Why The Big Bang Theory Delayed Sheldon’s Love Story—Chuck Lorre Explains

When The Big Bang Theory premiered in 2007, few could have envisioned how successful the show would go on to become. After twelve seasons and hundreds of episodes, the show ended in 2019. Central to the story was the genius mind of Sheldon Lee Cooper (Jim Parsons) and the character’s ability to perfectly blend humor and science. The Big Bang Theory has since gone on to become an Emmy-nominated series, and creator, Chuck Lorre, has recently opened up about why he resisted giving Parsons’ Sheldon a love interest for so long in the series.

Lorre, while speaking on the inaugural episode of The Official Big Bang Theory Podcast, alongside former Warner Bros. Television Group chairman Peter Roth and host Jessica Radloff, the series creator, admitted that it took him a while to fully understand that Parsons’ character was asexual. “I didn’t understand that going in when we did the pilot. And what was wonderful about making that move was: here was a character whose entire love and passion was for science,” he said. As evidenced in multiple episodes of the show, Sheldon’s whole existence revolved around science, and it was the uniqueness of this character that stayed Lorre’s hand with regard to introducing a love interest. His comments read:

“He had no predilection towards one thing or the other. He loved and used every moment of his conscious wakening to chase the secrets of the universe. And that made him a remarkable character, I think, to opt out. And I don’t think there’d ever been a character, certainly in a television comedy, that opted out. I thought we had a unique character in that his passion lay elsewhere. You’ve stumbled into something unique and special, why wouldn’t you protect it?”

Sheldon Lee Cooper Could Have Been Very Different in ‘The Big Bang Theory’

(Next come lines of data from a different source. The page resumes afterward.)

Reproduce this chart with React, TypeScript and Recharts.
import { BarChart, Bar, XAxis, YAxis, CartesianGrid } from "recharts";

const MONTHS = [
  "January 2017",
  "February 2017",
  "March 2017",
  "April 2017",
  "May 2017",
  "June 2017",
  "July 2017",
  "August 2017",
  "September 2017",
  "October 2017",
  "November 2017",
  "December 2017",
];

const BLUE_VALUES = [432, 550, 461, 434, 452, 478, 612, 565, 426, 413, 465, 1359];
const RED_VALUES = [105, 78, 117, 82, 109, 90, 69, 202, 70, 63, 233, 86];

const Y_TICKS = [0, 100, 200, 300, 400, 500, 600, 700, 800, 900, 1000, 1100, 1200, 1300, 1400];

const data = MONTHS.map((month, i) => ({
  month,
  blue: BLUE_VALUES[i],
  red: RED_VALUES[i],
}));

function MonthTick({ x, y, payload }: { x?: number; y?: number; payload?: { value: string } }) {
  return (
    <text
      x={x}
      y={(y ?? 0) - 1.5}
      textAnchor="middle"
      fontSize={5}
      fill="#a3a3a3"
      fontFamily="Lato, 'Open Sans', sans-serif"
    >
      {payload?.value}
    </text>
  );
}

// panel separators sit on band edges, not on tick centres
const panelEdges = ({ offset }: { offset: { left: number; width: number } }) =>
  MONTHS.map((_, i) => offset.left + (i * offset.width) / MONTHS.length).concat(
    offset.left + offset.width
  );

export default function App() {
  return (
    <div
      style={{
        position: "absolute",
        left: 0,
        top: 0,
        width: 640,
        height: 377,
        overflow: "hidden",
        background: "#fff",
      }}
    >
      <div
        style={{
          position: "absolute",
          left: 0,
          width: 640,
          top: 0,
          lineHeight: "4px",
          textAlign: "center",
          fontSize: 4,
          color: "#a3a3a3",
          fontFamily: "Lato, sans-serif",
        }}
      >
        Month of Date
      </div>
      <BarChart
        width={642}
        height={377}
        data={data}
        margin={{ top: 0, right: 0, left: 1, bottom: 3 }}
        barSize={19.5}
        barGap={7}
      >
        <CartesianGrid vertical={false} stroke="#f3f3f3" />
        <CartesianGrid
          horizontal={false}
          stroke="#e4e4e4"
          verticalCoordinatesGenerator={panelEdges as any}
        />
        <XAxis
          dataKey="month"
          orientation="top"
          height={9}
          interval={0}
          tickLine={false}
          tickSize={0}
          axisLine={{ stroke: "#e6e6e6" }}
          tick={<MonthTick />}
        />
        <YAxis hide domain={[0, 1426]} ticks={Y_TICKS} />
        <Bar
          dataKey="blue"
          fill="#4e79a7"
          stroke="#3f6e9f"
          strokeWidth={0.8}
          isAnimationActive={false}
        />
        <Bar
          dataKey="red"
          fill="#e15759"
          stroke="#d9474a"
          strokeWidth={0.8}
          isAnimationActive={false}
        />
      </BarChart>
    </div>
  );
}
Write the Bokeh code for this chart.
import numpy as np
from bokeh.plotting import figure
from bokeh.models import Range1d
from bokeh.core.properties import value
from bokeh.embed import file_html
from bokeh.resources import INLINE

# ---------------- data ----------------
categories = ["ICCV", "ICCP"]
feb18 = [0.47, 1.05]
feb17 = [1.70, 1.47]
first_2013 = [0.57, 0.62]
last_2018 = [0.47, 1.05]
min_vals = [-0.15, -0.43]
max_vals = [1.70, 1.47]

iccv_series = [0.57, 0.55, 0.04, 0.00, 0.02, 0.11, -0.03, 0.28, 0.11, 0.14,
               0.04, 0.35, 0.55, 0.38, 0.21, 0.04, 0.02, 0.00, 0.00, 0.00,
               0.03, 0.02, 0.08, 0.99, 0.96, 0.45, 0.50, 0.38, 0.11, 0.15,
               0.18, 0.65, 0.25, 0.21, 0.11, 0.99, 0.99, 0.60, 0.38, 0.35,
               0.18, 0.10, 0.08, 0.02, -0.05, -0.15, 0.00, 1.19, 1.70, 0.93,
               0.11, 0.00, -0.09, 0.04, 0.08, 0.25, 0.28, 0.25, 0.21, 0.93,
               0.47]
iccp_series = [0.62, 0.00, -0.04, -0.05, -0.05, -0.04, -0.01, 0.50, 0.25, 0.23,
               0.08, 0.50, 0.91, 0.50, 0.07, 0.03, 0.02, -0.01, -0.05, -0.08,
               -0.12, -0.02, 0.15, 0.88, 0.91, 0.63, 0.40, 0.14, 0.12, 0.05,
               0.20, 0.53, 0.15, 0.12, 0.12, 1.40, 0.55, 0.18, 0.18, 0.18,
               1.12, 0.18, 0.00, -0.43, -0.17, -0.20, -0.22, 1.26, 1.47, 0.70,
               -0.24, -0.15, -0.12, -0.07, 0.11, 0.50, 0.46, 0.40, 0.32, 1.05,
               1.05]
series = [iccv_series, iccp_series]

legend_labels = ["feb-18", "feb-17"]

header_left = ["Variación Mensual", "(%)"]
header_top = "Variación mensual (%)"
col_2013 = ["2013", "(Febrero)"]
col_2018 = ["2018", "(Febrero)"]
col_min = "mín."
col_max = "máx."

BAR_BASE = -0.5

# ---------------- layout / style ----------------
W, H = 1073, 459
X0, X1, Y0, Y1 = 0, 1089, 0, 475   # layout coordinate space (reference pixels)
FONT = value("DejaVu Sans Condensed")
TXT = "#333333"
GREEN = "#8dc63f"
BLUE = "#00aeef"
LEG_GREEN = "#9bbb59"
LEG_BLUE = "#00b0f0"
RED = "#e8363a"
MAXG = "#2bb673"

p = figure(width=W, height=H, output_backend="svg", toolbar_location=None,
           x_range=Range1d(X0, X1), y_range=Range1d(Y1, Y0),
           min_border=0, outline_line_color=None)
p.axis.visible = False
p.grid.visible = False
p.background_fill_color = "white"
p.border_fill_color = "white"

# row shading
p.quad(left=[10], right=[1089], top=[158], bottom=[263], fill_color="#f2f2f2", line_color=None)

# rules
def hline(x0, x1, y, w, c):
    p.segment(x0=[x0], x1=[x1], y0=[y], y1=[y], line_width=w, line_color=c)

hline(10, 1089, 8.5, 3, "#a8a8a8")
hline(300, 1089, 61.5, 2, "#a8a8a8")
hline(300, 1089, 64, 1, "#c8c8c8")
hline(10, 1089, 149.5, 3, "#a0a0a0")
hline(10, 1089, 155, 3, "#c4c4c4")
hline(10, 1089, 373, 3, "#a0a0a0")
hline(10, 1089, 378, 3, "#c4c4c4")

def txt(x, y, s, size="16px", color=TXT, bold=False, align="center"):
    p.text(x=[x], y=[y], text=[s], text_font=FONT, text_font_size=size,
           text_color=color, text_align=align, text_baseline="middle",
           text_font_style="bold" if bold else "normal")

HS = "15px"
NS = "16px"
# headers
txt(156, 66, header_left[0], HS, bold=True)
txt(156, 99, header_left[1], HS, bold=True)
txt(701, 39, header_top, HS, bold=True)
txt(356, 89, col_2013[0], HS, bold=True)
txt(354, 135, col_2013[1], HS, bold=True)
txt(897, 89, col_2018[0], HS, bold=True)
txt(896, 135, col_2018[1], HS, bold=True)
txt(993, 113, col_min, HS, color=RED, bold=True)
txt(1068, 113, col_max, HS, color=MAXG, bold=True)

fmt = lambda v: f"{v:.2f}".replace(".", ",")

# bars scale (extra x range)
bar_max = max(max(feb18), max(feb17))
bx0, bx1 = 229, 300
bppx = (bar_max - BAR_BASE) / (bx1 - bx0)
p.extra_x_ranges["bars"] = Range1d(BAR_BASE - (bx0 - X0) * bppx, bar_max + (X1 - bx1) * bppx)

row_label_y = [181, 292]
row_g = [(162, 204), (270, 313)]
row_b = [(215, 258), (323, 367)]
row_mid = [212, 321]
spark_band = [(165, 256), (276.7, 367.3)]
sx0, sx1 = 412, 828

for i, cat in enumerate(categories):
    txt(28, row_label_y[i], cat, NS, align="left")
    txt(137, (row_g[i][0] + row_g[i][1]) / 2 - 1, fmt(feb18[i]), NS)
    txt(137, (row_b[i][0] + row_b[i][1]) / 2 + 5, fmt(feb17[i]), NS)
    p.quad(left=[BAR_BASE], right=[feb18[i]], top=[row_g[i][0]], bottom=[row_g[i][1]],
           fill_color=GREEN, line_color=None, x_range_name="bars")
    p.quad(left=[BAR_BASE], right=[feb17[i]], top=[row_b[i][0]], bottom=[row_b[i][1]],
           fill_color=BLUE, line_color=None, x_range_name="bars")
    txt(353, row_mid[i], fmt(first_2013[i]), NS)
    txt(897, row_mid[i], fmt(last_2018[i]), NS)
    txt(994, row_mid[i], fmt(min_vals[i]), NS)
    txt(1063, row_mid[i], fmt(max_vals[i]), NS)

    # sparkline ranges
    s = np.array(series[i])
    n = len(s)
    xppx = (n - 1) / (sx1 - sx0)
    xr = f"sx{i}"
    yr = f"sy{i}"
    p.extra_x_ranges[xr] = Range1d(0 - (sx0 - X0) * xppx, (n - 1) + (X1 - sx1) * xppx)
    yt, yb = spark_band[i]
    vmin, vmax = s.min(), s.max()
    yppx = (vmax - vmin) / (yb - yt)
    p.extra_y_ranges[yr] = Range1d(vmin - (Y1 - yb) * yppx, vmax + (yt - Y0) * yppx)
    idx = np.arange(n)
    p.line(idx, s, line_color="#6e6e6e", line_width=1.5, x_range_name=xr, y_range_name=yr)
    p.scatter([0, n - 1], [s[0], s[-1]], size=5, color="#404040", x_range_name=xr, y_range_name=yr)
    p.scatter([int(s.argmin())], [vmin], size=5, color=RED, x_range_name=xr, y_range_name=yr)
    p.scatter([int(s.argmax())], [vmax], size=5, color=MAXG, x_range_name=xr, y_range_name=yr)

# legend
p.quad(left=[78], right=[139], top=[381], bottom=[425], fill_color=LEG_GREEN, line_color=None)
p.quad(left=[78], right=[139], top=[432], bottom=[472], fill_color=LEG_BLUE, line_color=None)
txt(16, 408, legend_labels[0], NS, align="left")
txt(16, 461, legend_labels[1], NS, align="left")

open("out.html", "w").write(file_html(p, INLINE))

From the very onset of the show, Sheldon’s fellow scientists, like roommate Leonard Hofstadter (Johnny Galecki), Howard (Simon Helberg), and Rajesh Koothrappali (Kunal Nayyar), all shared an attraction for women. This was not the case for Sheldon, but Roth reveals that the show’s original unaired pilot leaned a different way. “In the first pilot we discover that Sheldon has a predilection for women with big buttocks and we discover that he has had coitus. None of that exists in the second pilot,” Roth explained during the same conversation. “That shift and change into the more innocent quality of that character was extraordinarily wise, and it made a very big difference.”

Ultimately, the show did introduce a love interest for Sheldon with the arrival of Mayim Bialik’s Dr. Amy Farrah Fowler. The pair endured a prolonged will-they-won’t-they, before finally ending up together and eventually having coitus. The Big Bang Theory has since spurned two spinoffs, in Young Sheldon and Georgie & Mandy’s First Marriage. In the first prequel show, Young Sheldon, it is revealed that Sheldon and Amy do eventually have children as well. The Big Bang Theory is poised for yet another spinoff, and one that will bring back Sheldon’s arch-nemesis, Barry Kripke.